Empire Records may not be a musical, but without music, it wouldn’t really have much of a story, would it? It does fit into the main prerequisite for this week: it was a total bomb on release before finding an audience that was ready for it years after it was actually made. This coming of age and battle against the corporation film may have just been too much for 1995, but in 2019? It fits right in.
Writer Carol Heikkinen supposedly worked at a Tower Records store (IMDB claims that it was store #166 at Phoenix’s Christown Mall) and used tons of stories that she had experienced while working there.
This is the story of 24 hours in the life of Delaware’s Empire Records, an independent music store. It starts when Joe (Anthony LaPaglia, The Client, Annabelle: Creation), the store manager, allows Lucas (Rory Cochrane, Dazed and Confused) to close the store alone for the first time.
That’s when he learns that Music Town, a national entertainment big box store, is buying Empire Records. To keep its spirit of independence alive, he takes all $9,000 from that day’s sales and sets out to quadruple it in Atlantic City. Sure, he doubles it, but Lucas’ luck could never hold out.
The next morning, a decimated Luchas is found by A.J. (Johnny Whitworth, who ended up being Blackout in Ghost Rider: Spirit of Vengeance before anyone cared about superhero movies) and Mark (Ethan Embry, Pete on Sneaky Pete). He tells the two of them of his plight as they try to keep him away from Joe, who is looking for the missing deposit once the bank and the actual owner call.
The real heart of Empire Records lies within the kids that work there, like Corey (Liv Tyler), Gina (an impossibly young Renée Zellweger), the suicidal and soon-to-be bald Deb (Robin Tunney, The Craft) and her hanger-on boyfriend Berko (Coyote Shivers, who was married to Liv Tyler’s mom at the time, former groupie Bebe Buell).
The truth of it all is that Joe had wanted to become co-owner all along and had hoped to use that $9,000 to make it happen, keeping the store independent. Meanwhile, all hell is breaking loose because the store is dealing with Rex Manning Day.
Yes, former 80’s pop star Rex Manning (Maxwell Caulfield) is coming to the store, which has a line of older women and gay men ready to greet him. The store employees and even Rex’s assistant (Debi Mazar, who continually wins me over in small roles) openly hate the singer, but Corey has been planning to give him her virginity. He blows her off and ends up sleeping with her best friend, Gina, as all hell breaks loose.
So much of Empire Records really does hold true to the hijinks ensue manifesto. It’s an episodic account of this one big day in the heart of a record store, complete with shoplifters being converted into employees, a mock funeral for Deb to cheer her up, an all-night benefit to “Save the Empire” and love winning against all costs. Oh yeah and Gwar shows up.

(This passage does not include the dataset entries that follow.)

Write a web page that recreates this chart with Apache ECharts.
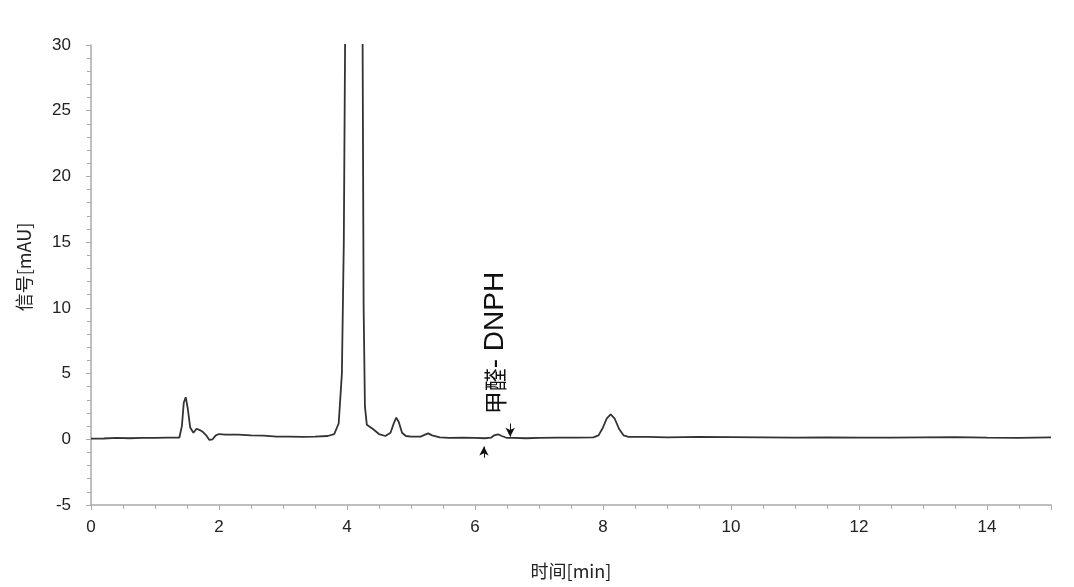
<!DOCTYPE html>
<html>
<head>
<meta charset="utf-8">
<script src="https://cdn.jsdelivr.net/npm/echarts@6/dist/echarts.min.js"></script>
<style>html,body{margin:0;padding:0;background:#fff}#c{width:1074px;height:587px}</style>
</head>
<body>
<div id="c"></div>
<script>
var times = [0,0.2,0.4,0.6,0.8,1.0,1.2,1.38,1.42,1.45,1.48,1.51,1.55,1.6,1.65,1.7,1.75,1.8,1.85,1.9,1.95,2.0,2.1,2.3,2.5,2.7,2.9,3.1,3.3,3.5,3.7,3.8,3.87,3.92,3.95,3.97,4.0,4.1,4.2,4.24,4.26,4.28,4.31,4.4,4.5,4.6,4.68,4.73,4.77,4.81,4.86,4.92,5.0,5.15,5.22,5.27,5.33,5.45,5.6,5.8,6.0,6.15,6.25,6.3,6.36,6.42,6.5,6.6,6.8,7.0,7.3,7.6,7.85,7.93,8.0,8.06,8.12,8.18,8.25,8.32,8.4,8.7,9.0,9.5,10,10.5,11,11.5,12,12.5,13,13.5,14,14.5,15];
var signal = [0.05,0.06,0.1,0.08,0.1,0.1,0.12,0.12,1.0,2.8,3.2,2.4,0.9,0.5,0.8,0.7,0.55,0.3,-0.05,0.0,0.3,0.4,0.35,0.35,0.3,0.28,0.2,0.2,0.18,0.2,0.25,0.4,1.2,5,15,30,70,150,80,35,10,2.5,1.1,0.8,0.4,0.25,0.5,1.2,1.65,1.3,0.5,0.25,0.2,0.2,0.35,0.45,0.3,0.15,0.1,0.12,0.1,0.08,0.12,0.3,0.38,0.25,0.1,0.1,0.08,0.1,0.12,0.12,0.15,0.3,0.9,1.6,1.9,1.6,0.8,0.3,0.18,0.18,0.15,0.18,0.17,0.15,0.13,0.15,0.13,0.12,0.15,0.17,0.12,0.1,0.15];
var xTicks = {min:0, max:15, interval:2};
var yTicks = {min:-5, max:30, interval:5};
var peakLabelCJK = '甲醛';
var peakLabelLatin = '- DNPH';
var labelPos = [6.31, 1.9];
var arrowStart = [[6.14,-1.4],[6.55,1.2]];
var arrowEnd = [[6.14,-0.55],[6.55,0.2]];

var chart = echarts.init(document.getElementById('c'));
var axisCol = '#aaaaaa';
var fnt = '"Liberation Sans", Arial, sans-serif';
chart.setOption({
  animation:false,
  grid:{left:91,right:23,top:45,bottom:82,outerBoundsMode:'none',containLabel:false},
  xAxis:{type:'value',min:xTicks.min,max:xTicks.max,interval:xTicks.interval,
    name:'时间[min]',nameLocation:'middle',nameGap:57,
    nameTextStyle:{fontSize:18,color:'#222',fontFamily:'"Noto Sans CJK SC", sans-serif'},
    axisLine:{show:true,onZero:false,lineStyle:{color:axisCol,width:1.5}},
    axisTick:{show:true,length:5,lineStyle:{color:axisCol}},
    minorTick:{show:true,splitNumber:4,length:4,lineStyle:{color:axisCol}},
    splitLine:{show:false},
    axisLabel:{fontSize:17,color:'#222',margin:14,fontFamily:fnt,showMaxLabel:false}},
  yAxis:{type:'value',min:yTicks.min,max:yTicks.max,interval:yTicks.interval,
    name:'信号[mAU]',nameLocation:'middle',nameGap:58,nameRotate:90,
    nameTextStyle:{fontSize:18,color:'#222',fontFamily:'"Noto Sans CJK SC", sans-serif',padding:[0,0,0,16]},
    axisLine:{show:true,onZero:false,lineStyle:{color:axisCol,width:1.5}},
    axisTick:{show:true,length:5,lineStyle:{color:axisCol}},
    minorTick:{show:true,splitNumber:5,length:4,lineStyle:{color:axisCol}},
    splitLine:{show:false},
    axisLabel:{fontSize:17,color:'#222',margin:20,fontFamily:fnt}},
  series:[{
    type:'line',showSymbol:false,symbol:'none',clip:true,
    data:times.map(function(t,i){return [t,signal[i]];}),
    lineStyle:{color:'#333333',width:1.8},
    markPoint:{symbol:'circle',symbolSize:0,
      data:[{coord:labelPos,label:{show:true,formatter:'{c|'+peakLabelCJK+'}{l|'+peakLabelLatin+'}',rotate:90,align:'left',verticalAlign:'middle',position:[0,0],
        color:'#111',
        rich:{c:{fontSize:23,color:'#111',fontFamily:'"Noto Sans CJK SC", sans-serif'},
              l:{fontSize:28,color:'#111',fontFamily:'"Liberation Sans Narrow", "Liberation Sans", Arial, sans-serif'}}}}]},
    markLine:{silent:true,symbol:['none','arrow'],symbolSize:[7,9],
      label:{show:false},lineStyle:{color:'#111',width:1,type:'solid'},
      data:arrowStart.map(function(s,i){return [{coord:s},{coord:arrowEnd[i]}];})}
  }]
});
</script>
</body>
</html>
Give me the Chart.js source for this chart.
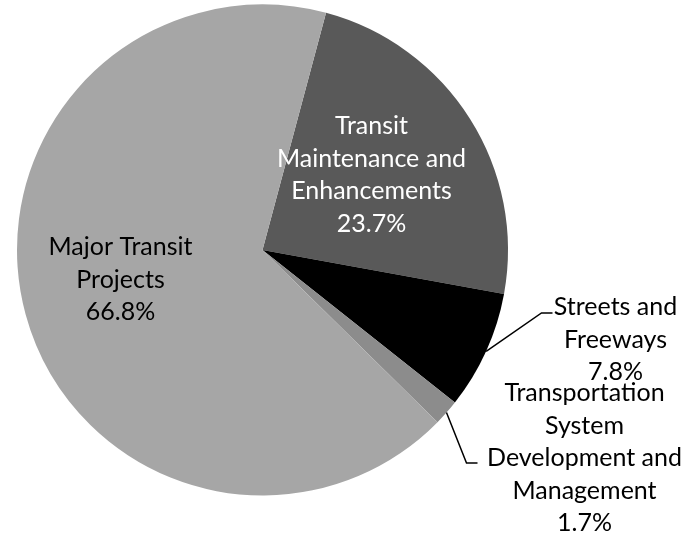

It’s amazing that this movie even made it on the screen, as it was severely edited in post-production, with three significant characters and 40 minutes of footage ending up on the cutting room floor.
Reviewers said things like the movie was a “soundtrack in search of a movie,” “deserved a bullet to put it out of its misery” and it was a “lost cause.” That said — the soundtrack album peaked at #63 on the Billboard charts and The Gin Blossoms’ “Til I Hear It From You” and Edwyn Collins’ “A Girl Like You” made it into the top 40.
Today, a film that only made $300,000 on initial release plays revival houses and has enjoyed several home video re-releases. April 8th has now become Rex Manning Day to so many people now.
Sadly, this movie may not mean much to kids today, as music stores have disappeared. Yes. even the big stores like Music Town.
BONUS: Listen to Becca and I talk about this movie on our podcast.
Maxwell Caulfield, who I believe is underated as an actor, is excellent in this. He nails the a-hole, washed up pop star perfectly. (He’s fantastic in The Boys Next Door).
A doppelganger to Empire Records is A Matter of Degrees. “A soundtrack in search of movie” describes that movie as well. You go into both thinking this will be a cool movie about working in a record store or (college) radio stations (which I have done both) and you come out with, well, Singles, itself just television’s Friends . . . with grunge tunes.
Today I look back on Singles, as with Empire Record, with a nostalgia-filled heart. But at the time of release, I shrugged at them both. Especially Singles. I was waiting for “Ross and Rachel” to show up. But my date liked it. I had to break up with her after that one.
Truth be told: my store sold a LOT of the soundtracks for Empire and Singles. A Matter of Degrees was impossible to find. Atlantic Records let it die on the vine. Thanks to eBay it is easy to find and I recommend it as nice mircocosm of alt-college rock. Same for Empire.
I still listen to Singles, the Empire, and Degrees soundtracks, as they are great alt-rock compilation albums.